Published 01/07/2019, 11:48 AM
Updated 03/09/2019, 08:30 AM

(Monday Market Open) In recent days, when the market moved it tended to move in a big way. The end of this holiday-shortened week was no exception to that volatility as stocks surged following a jobs report that was far stronger than expected and comments from the Federal Reserve that were considered dovish.

All three of the main U.S. equity indices finished markedly higher, with the tech heavy Nasdaq Composite (COMP) jumping more than 4% and information technology the best performing S&P 500 (SPX) sector.

Pre-market trading started off strongly as shares of Netflix (NASDAQ:NFLX) and Intel (NASDAQ:INTC) rose following bullish analyst notes and Apple (NASDAQ:AAPL) bounced from a sharp selloff the previous session. Investors also seemed optimistic about scheduled trade talks between China and the United States in Beijing on Jan. 7-8.

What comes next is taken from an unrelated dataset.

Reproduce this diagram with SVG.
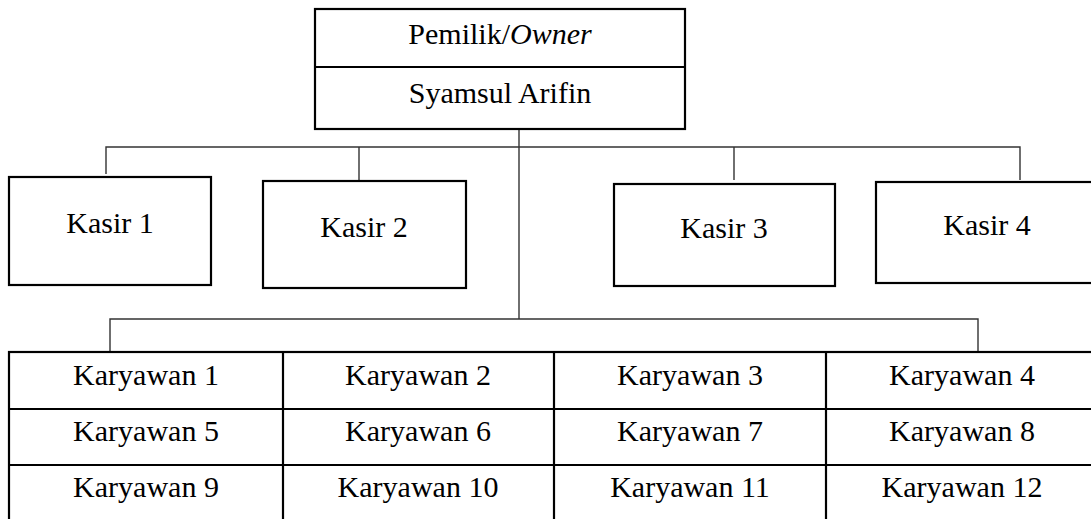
<svg xmlns="http://www.w3.org/2000/svg" width="1091" height="519" viewBox="0 0 1091 519">
<style>
.box{fill:#fff;stroke:#000;stroke-width:2.2}
.ln{fill:none;stroke:#000;stroke-width:2.2}
.con{fill:none;stroke:#333;stroke-width:1.4}
.t{font-size:30px;fill:#000;text-anchor:middle}
</style>
<rect width="1091" height="519" fill="#fff"/>
<g id="connectors">
<path class="con" d="M519 129V319"/>
<path class="con" d="M106 174V147H1020V180"/>
<path class="con" d="M359 147V180"/>
<path class="con" d="M734 147V180"/>
<path class="con" d="M110 352V319H978V352"/>
</g>
<g font-family="Liberation Serif, serif">
<g id="owner">
<rect class="box" x="315" y="9" width="370" height="120"/>
<line class="ln" x1="315" y1="67" x2="685" y2="67"/>
<text class="t" x="500" y="44">Pemilik/<tspan font-style="italic">Owner</tspan></text>
<text class="t" x="500" y="103">Syamsul Arifin</text>
</g>
<g id="kasir1">
<rect class="box" x="9" y="177" width="202" height="108"/>
<text class="t" x="110" y="233">Kasir 1</text>
</g>
<g id="kasir2">
<rect class="box" x="263" y="181" width="203" height="107"/>
<text class="t" x="364" y="237">Kasir 2</text>
</g>
<g id="kasir3">
<rect class="box" x="614" y="184" width="221" height="102"/>
<text class="t" x="724" y="238">Kasir 3</text>
</g>
<g id="kasir4">
<rect class="box" x="876" y="182" width="220" height="101"/>
<text class="t" x="987" y="235">Kasir 4</text>
</g>
<g id="karyawan">
<rect class="box" x="9" y="352" width="1090" height="172"/>
<line class="ln" x1="9" y1="409" x2="1091" y2="409"/>
<line class="ln" x1="9" y1="465" x2="1091" y2="465"/>
<line class="ln" x1="283" y1="352" x2="283" y2="519"/>
<line class="ln" x1="554" y1="352" x2="554" y2="519"/>
<line class="ln" x1="826" y1="352" x2="826" y2="519"/>
<text class="t" x="146" y="385">Karyawan 1</text>
<text class="t" x="418" y="385">Karyawan 2</text>
<text class="t" x="690" y="385">Karyawan 3</text>
<text class="t" x="962" y="385">Karyawan 4</text>
<text class="t" x="146" y="441">Karyawan 5</text>
<text class="t" x="418" y="441">Karyawan 6</text>
<text class="t" x="690" y="441">Karyawan 7</text>
<text class="t" x="962" y="441">Karyawan 8</text>
<text class="t" x="146" y="497">Karyawan 9</text>
<text class="t" x="418" y="497">Karyawan 10</text>
<text class="t" x="690" y="497">Karyawan 11</text>
<text class="t" x="962" y="497">Karyawan 12</text>
</g>
</g>
</svg>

Jobs Report Stronger Than Consensus Forecast

Then, despite the potential for interpreting bumper jobs data as inflationary (see more below), stocks opened markedly higher after news that total nonfarm payrolls in December surged 312,000, well above the 180,000 jobs economists in a Briefing.com consensus had been expecting. November’s number was revised upward from 155,000 to 176,000. Even an uptick in the unemployment rate, to 3.9% from 3.7%, was good news. That rise came as nearly 420,000 people started looking for jobs but not all found one immediately (aka a rise in the so-called participation rate).

Notably, the report showed a marked number of people leaving their jobs voluntarily, which reflects positively on consumer confidence and adds a counterpoint to recent consumer confidence numbers that fell more than expected.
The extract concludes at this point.